## GOAL OF THE EXERCISE
Transcribe the entries that follow exactly as they appear, minus pictures.

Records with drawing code
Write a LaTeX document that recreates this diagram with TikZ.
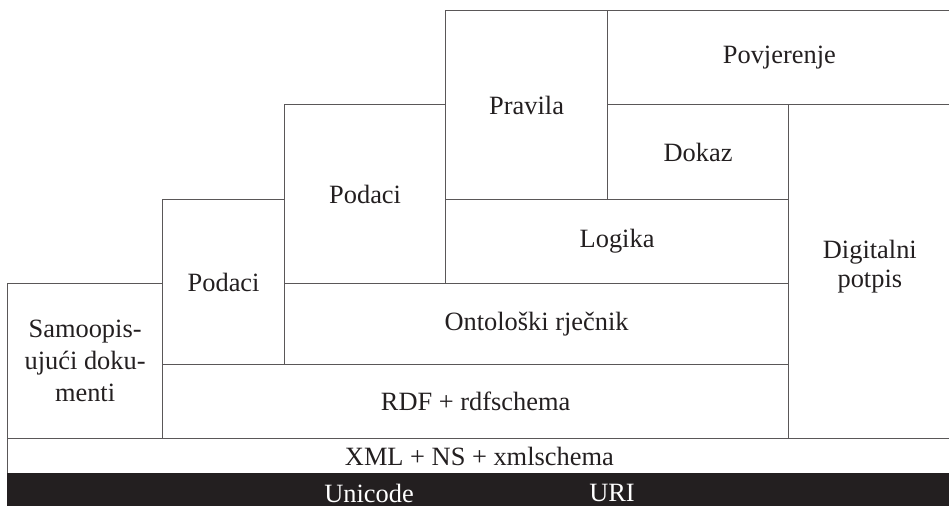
\documentclass[tikz,border=0pt]{standalone}
\usepackage{fontspec}
\setmainfont{Liberation Serif}
\usetikzlibrary{shapes, positioning}
\definecolor{tamna}{HTML}{231F20}
\tikzstyle{sloj} = [draw=tamna!75, line width=0.6pt, rectangle, anchor=north west, inner sep=0pt, align=center, text=tamna, font=\fontsize{13.2}{14.5}\selectfont]
\tikzstyle{temelj} = [fill=tamna, draw=tamna, rectangle, anchor=north west, inner sep=0pt]
\tikzstyle{bijelo} = [text=white, inner sep=0pt, font=\fontsize{13.2}{14.5}\selectfont]

\begin{document}
\begin{tikzpicture}[x=0.5pt, y=-0.5pt]
	\useasboundingbox (0,0) rectangle (949,506);
	\node [sloj, minimum width=77.5pt, minimum height=77.5pt, font=\fontsize{13.2}{16}\selectfont] (samoopis) at (7,283) {Samoopis-\\ujući doku-\\menti};
	\node [sloj, minimum width=61pt, minimum height=82.5pt] (podaci1) at (162,199) {Podaci};
	\node [sloj, minimum width=80.5pt, minimum height=89.5pt] (podaci2) at (284,104) {Podaci};
	\node [sloj, minimum width=81pt, minimum height=94.5pt] (pravila) at (445,10) {Pravila};
	\node [sloj, minimum width=171.75pt, minimum height=47pt] (povjerenje) at (607,10) {Povjerenje};
	\node [sloj, minimum width=90.5pt, minimum height=47.5pt] (dokaz) at (607,104) {Dokaz};
	\node [sloj, minimum width=81.25pt, minimum height=167pt, text depth=8pt] (potpis) at (788,104) {Digitalni\\potpis};
	\node [sloj, minimum width=171.5pt, minimum height=42pt] (logika) at (445,199) {Logika};
	\node [sloj, minimum width=252pt, minimum height=40.5pt] (rjecnik) at (284,283) {Ontološki rječnik};
	\node [sloj, minimum width=313pt, minimum height=37pt] (rdf) at (162,364) {RDF + rdfschema};
	\node [sloj, minimum width=471.75pt, minimum height=17.5pt] (xml) at (7,438) {XML + NS + xmlschema};
	\node [temelj, minimum width=471.75pt, minimum height=20pt] (temelj) at (7,473) {};
	\node [bijelo] (unicode) at (369,493) {Unicode};
	\node [bijelo] (uri) at (612,493) {URI};
\end{tikzpicture}
\end{document}
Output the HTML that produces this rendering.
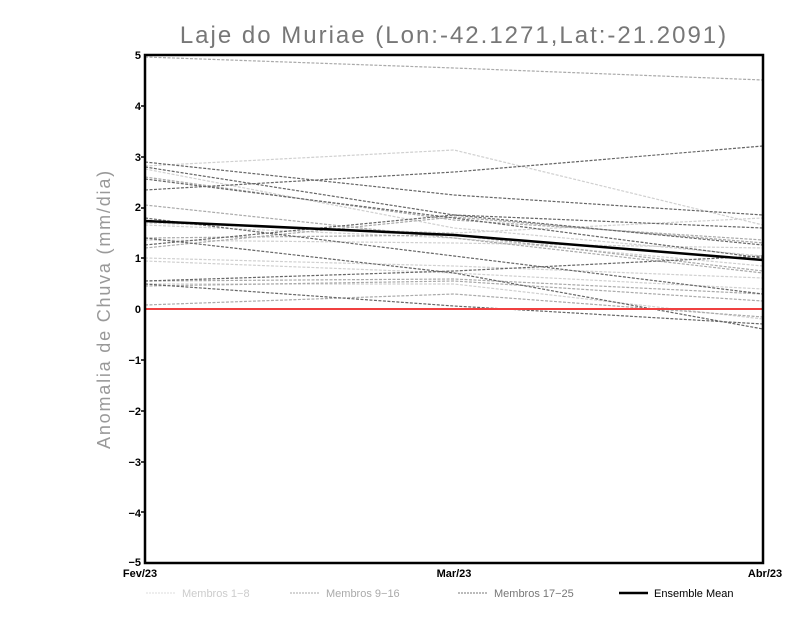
<!DOCTYPE html>
<html><head><style>body{margin:0;background:#fff}svg{display:block}</style></head><body>
<svg width="800" height="618" xmlns="http://www.w3.org/2000/svg" font-family="Liberation Sans, sans-serif">
<rect width="800" height="618" fill="#fff"/>
<text x="454" y="43" font-size="24" fill="#777" text-anchor="middle" letter-spacing="2">Laje do Muriae (Lon:-42.1271,Lat:-21.2091)</text>
<text transform="translate(110,309) rotate(-90)" font-size="18" fill="#999" text-anchor="middle" letter-spacing="1.8">Anomalia de Chuva (mm/dia)</text>
<g id="lines" fill="none" stroke-width="1.2" stroke-dasharray="3,1.5">
<g stroke="#d0d0d0">
<polyline points="145,166 454,150 763,225"/>
<polyline points="145,223 454,233 763,218"/>
<polyline points="145,258 454,266 763,278"/>
<polyline points="145,240 454,243 763,248"/>
<polyline points="145,261 454,273 763,289"/>
<polyline points="145,225 454,238 763,266"/>
<polyline points="145,284 454,284 763,319"/>
<polyline points="145,169 454,228 763,256"/>
</g>
<g stroke="#aaa">
<polyline points="145,57 454,68 763,80"/>
<polyline points="145,177 454,220 763,240"/>
<polyline points="145,238 454,235 763,271"/>
<polyline points="145,281 454,279 763,294"/>
<polyline points="145,248 454,217 763,243"/>
<polyline points="145,286 454,281 763,301"/>
<polyline points="145,205 454,238 763,273"/>
<polyline points="145,305 454,294 763,317"/>
</g>
<g stroke="#666">
<polyline points="145,190 454,172 763,146"/>
<polyline points="145,162 454,195 763,215"/>
<polyline points="145,167 454,215 763,245"/>
<polyline points="145,179 454,218 763,258"/>
<polyline points="145,218 454,256 763,294"/>
<polyline points="145,245 454,215 763,228"/>
<polyline points="145,281 454,271 763,256"/>
<polyline points="145,238 454,273 763,329"/>
<polyline points="145,284 454,306 763,324"/>
</g>
</g>
<line x1="145" y1="309" x2="763" y2="309" stroke="#f04040" stroke-width="2"/>
<polyline points="145,221 454,235 763,260" fill="none" stroke="#000" stroke-width="2.5"/>
<rect x="145" y="55" width="618" height="508" fill="none" stroke="#000" stroke-width="2.5"/>
<g font-size="11" font-weight="bold" text-anchor="end">
<text x="141" y="59">5</text><text x="141" y="110">4</text><text x="141" y="161">3</text><text x="141" y="211">2</text><text x="141" y="262">1</text><text x="141" y="313">0</text><text x="141" y="364">−1</text><text x="141" y="415">−2</text><text x="141" y="466">−3</text><text x="141" y="517">−4</text><text x="141" y="566">−5</text>
</g>
<g stroke="#000" stroke-width="1.5"><line x1="141" y1="106" x2="145" y2="106"/><line x1="141" y1="157" x2="145" y2="157"/><line x1="141" y1="208" x2="145" y2="208"/><line x1="141" y1="258" x2="145" y2="258"/><line x1="141" y1="360" x2="145" y2="360"/><line x1="141" y1="411" x2="145" y2="411"/><line x1="141" y1="462" x2="145" y2="462"/><line x1="141" y1="512" x2="145" y2="512"/></g>
<g font-size="11" font-weight="bold" text-anchor="middle">
<text x="140" y="577">Fev/23</text><text x="454" y="577">Mar/23</text><text x="765" y="577">Abr/23</text>
</g>
<g font-size="11">
<line x1="146" y1="593" x2="176" y2="593" stroke="#ddd" stroke-dasharray="2,1"/><text x="182" y="597" fill="#ccc">Membros 1−8</text>
<line x1="290" y1="593" x2="320" y2="593" stroke="#aaa" stroke-dasharray="2,1"/><text x="326" y="597" fill="#aaa">Membros 9−16</text>
<line x1="458" y1="593" x2="488" y2="593" stroke="#777" stroke-dasharray="2,1"/><text x="494" y="597" fill="#777">Membros 17−25</text>
<line x1="619" y1="593" x2="648" y2="593" stroke="#000" stroke-width="2.5"/><text x="654" y="597" fill="#000">Ensemble Mean</text>
</g>
</svg>
</body></html>
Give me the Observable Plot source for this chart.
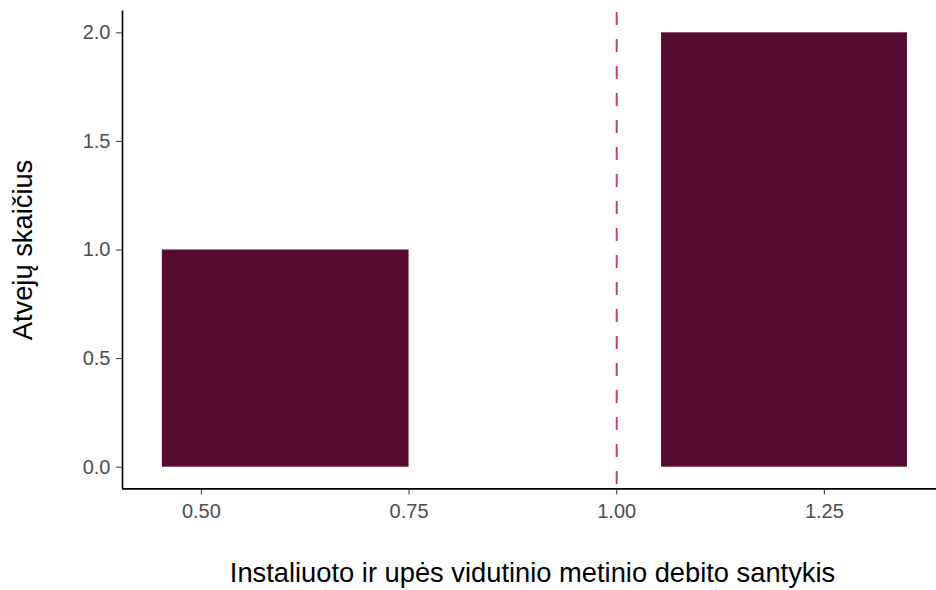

## CORRECT OUTPUT
Write a LaTeX document that recreates this diagram with TikZ.
\documentclass[tikz,border=0pt]{standalone}
\usepackage{fontspec}
\setmainfont{Liberation Serif}
\usetikzlibrary{shapes, positioning}
\definecolor{tamna}{HTML}{231F20}
\tikzstyle{sloj} = [draw=tamna!75, line width=0.6pt, rectangle, anchor=north west, inner sep=0pt, align=center, text=tamna, font=\fontsize{13.2}{14.5}\selectfont]
\tikzstyle{temelj} = [fill=tamna, draw=tamna, rectangle, anchor=north west, inner sep=0pt]
\tikzstyle{bijelo} = [text=white, inner sep=0pt, font=\fontsize{13.2}{14.5}\selectfont]

\begin{document}
\begin{tikzpicture}[x=0.5pt, y=-0.5pt]
	\useasboundingbox (0,0) rectangle (949,506);
	\node [sloj, minimum width=77.5pt, minimum height=77.5pt, font=\fontsize{13.2}{16}\selectfont] (samoopis) at (7,283) {Samoopis-\\ujući doku-\\menti};
	\node [sloj, minimum width=61pt, minimum height=82.5pt] (podaci1) at (162,199) {Podaci};
	\node [sloj, minimum width=80.5pt, minimum height=89.5pt] (podaci2) at (284,104) {Podaci};
	\node [sloj, minimum width=81pt, minimum height=94.5pt] (pravila) at (445,10) {Pravila};
	\node [sloj, minimum width=171.75pt, minimum height=47pt] (povjerenje) at (607,10) {Povjerenje};
	\node [sloj, minimum width=90.5pt, minimum height=47.5pt] (dokaz) at (607,104) {Dokaz};
	\node [sloj, minimum width=81.25pt, minimum height=167pt, text depth=8pt] (potpis) at (788,104) {Digitalni\\potpis};
	\node [sloj, minimum width=171.5pt, minimum height=42pt] (logika) at (445,199) {Logika};
	\node [sloj, minimum width=252pt, minimum height=40.5pt] (rjecnik) at (284,283) {Ontološki rječnik};
	\node [sloj, minimum width=313pt, minimum height=37pt] (rdf) at (162,364) {RDF + rdfschema};
	\node [sloj, minimum width=471.75pt, minimum height=17.5pt] (xml) at (7,438) {XML + NS + xmlschema};
	\node [temelj, minimum width=471.75pt, minimum height=20pt] (temelj) at (7,473) {};
	\node [bijelo] (unicode) at (369,493) {Unicode};
	\node [bijelo] (uri) at (612,493) {URI};
\end{tikzpicture}
\end{document}
Output the HTML that produces this rendering.
<!DOCTYPE html>
<html><head><style>body{margin:0;background:#fff}svg{display:block}</style></head><body>
<svg width="800" height="618" xmlns="http://www.w3.org/2000/svg" font-family="Liberation Sans, sans-serif">
<rect width="800" height="618" fill="#fff"/>
<text x="454" y="43" font-size="24" fill="#777" text-anchor="middle" letter-spacing="2">Laje do Muriae (Lon:-42.1271,Lat:-21.2091)</text>
<text transform="translate(110,309) rotate(-90)" font-size="18" fill="#999" text-anchor="middle" letter-spacing="1.8">Anomalia de Chuva (mm/dia)</text>
<g id="lines" fill="none" stroke-width="1.2" stroke-dasharray="3,1.5">
<g stroke="#d0d0d0">
<polyline points="145,166 454,150 763,225"/>
<polyline points="145,223 454,233 763,218"/>
<polyline points="145,258 454,266 763,278"/>
<polyline points="145,240 454,243 763,248"/>
<polyline points="145,261 454,273 763,289"/>
<polyline points="145,225 454,238 763,266"/>
<polyline points="145,284 454,284 763,319"/>
<polyline points="145,169 454,228 763,256"/>
</g>
<g stroke="#aaa">
<polyline points="145,57 454,68 763,80"/>
<polyline points="145,177 454,220 763,240"/>
<polyline points="145,238 454,235 763,271"/>
<polyline points="145,281 454,279 763,294"/>
<polyline points="145,248 454,217 763,243"/>
<polyline points="145,286 454,281 763,301"/>
<polyline points="145,205 454,238 763,273"/>
<polyline points="145,305 454,294 763,317"/>
</g>
<g stroke="#666">
<polyline points="145,190 454,172 763,146"/>
<polyline points="145,162 454,195 763,215"/>
<polyline points="145,167 454,215 763,245"/>
<polyline points="145,179 454,218 763,258"/>
<polyline points="145,218 454,256 763,294"/>
<polyline points="145,245 454,215 763,228"/>
<polyline points="145,281 454,271 763,256"/>
<polyline points="145,238 454,273 763,329"/>
<polyline points="145,284 454,306 763,324"/>
</g>
</g>
<line x1="145" y1="309" x2="763" y2="309" stroke="#f04040" stroke-width="2"/>
<polyline points="145,221 454,235 763,260" fill="none" stroke="#000" stroke-width="2.5"/>
<rect x="145" y="55" width="618" height="508" fill="none" stroke="#000" stroke-width="2.5"/>
<g font-size="11" font-weight="bold" text-anchor="end">
<text x="141" y="59">5</text><text x="141" y="110">4</text><text x="141" y="161">3</text><text x="141" y="211">2</text><text x="141" y="262">1</text><text x="141" y="313">0</text><text x="141" y="364">−1</text><text x="141" y="415">−2</text><text x="141" y="466">−3</text><text x="141" y="517">−4</text><text x="141" y="566">−5</text>
</g>
<g stroke="#000" stroke-width="1.5"><line x1="141" y1="106" x2="145" y2="106"/><line x1="141" y1="157" x2="145" y2="157"/><line x1="141" y1="208" x2="145" y2="208"/><line x1="141" y1="258" x2="145" y2="258"/><line x1="141" y1="360" x2="145" y2="360"/><line x1="141" y1="411" x2="145" y2="411"/><line x1="141" y1="462" x2="145" y2="462"/><line x1="141" y1="512" x2="145" y2="512"/></g>
<g font-size="11" font-weight="bold" text-anchor="middle">
<text x="140" y="577">Fev/23</text><text x="454" y="577">Mar/23</text><text x="765" y="577">Abr/23</text>
</g>
<g font-size="11">
<line x1="146" y1="593" x2="176" y2="593" stroke="#ddd" stroke-dasharray="2,1"/><text x="182" y="597" fill="#ccc">Membros 1−8</text>
<line x1="290" y1="593" x2="320" y2="593" stroke="#aaa" stroke-dasharray="2,1"/><text x="326" y="597" fill="#aaa">Membros 9−16</text>
<line x1="458" y1="593" x2="488" y2="593" stroke="#777" stroke-dasharray="2,1"/><text x="494" y="597" fill="#777">Membros 17−25</text>
<line x1="619" y1="593" x2="648" y2="593" stroke="#000" stroke-width="2.5"/><text x="654" y="597" fill="#000">Ensemble Mean</text>
</g>
</svg>
</body></html>
Give me the Observable Plot source for this chart.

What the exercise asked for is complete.